Thursday Tip with Hali - How to sew a french seam
Thursday Tip // How to sew a french seam
We’ve covered a few different seam finishing techniques in our tips series but we have yet to talk about french seams. French seams create a beautiful professional finish, they feel great on the skin and they are easy to sew. All you need is the ability to sew a straight stitch.
French seams are double sewn and enclose the raw edges of the fabric in a strong and durable seam that will extend the life of your garment. French seams are best used with very lightweight fabrics and are often recommended for lightweight silk, voile or challis. This seam finish can also be used for lightweight linens and other lightweight fabrics that tend to fray or with sheer fabrics where you don’t want to see a serged or zigzagged finish from the outside of the garment.

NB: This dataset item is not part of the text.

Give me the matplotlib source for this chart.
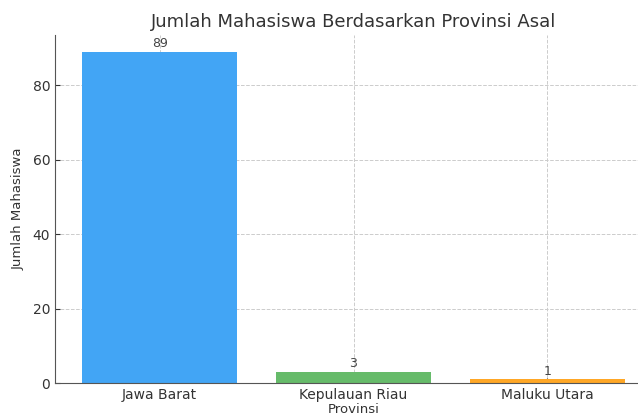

French seams are typically sewn on straight seams, however, with a little practice and some youtube video tutorials to aid in your technique, you can also do french seams on curved seams like sleeve seams/armholes or crotch seams. Just keep in mind that the heavier the fabric the more bulky the seam will be so french seams are usually not the most effective finish for curved seams but it certainly can be done with some care and attention.
Note: In the following instructions we assume a ⅝” seam allowance. Indie patterns will usually indicate what seam allowance to use when doing french seams in that particular garment.
French seams can be used if you have a ½” or more seam allowance. Adjust the seam allowance of your first pass if the given seam allowance is greater than ½”. Any less than ½” and you risk having a seam pop open or raw edges not being fully enclosed.
How to sew a french seam:
1. Sew your seam with WRONG sides together. Use a shorter stitch length and stitch at ⅜” seam allowance. The shorter stitch length will secure the seam and make it stronger when trimming the seam allowance.
2. Press the seam to lock in the stitches and trim the seam allowance to ⅛”.
3. Press the seam to the side and then fold the fabric RIGHT sides together and press again. Before stitching the next part, trim any loose threads to keep the raw edge nice and tidy.
4. With the raw edges now enclosed and RST, sew the final seam at ¼” seam allowance.
5. Press to lock in the stitches and then press to one side.
When held up to the light, the french seam on this lightweight, loose weave linen blend can be seen from the outside of the garment. Against the skin it isn’t noticeable but on a sheer top or dress these visible but clean finishes can give a really cool geometric effect depending on where the seams are in the garment. What fun!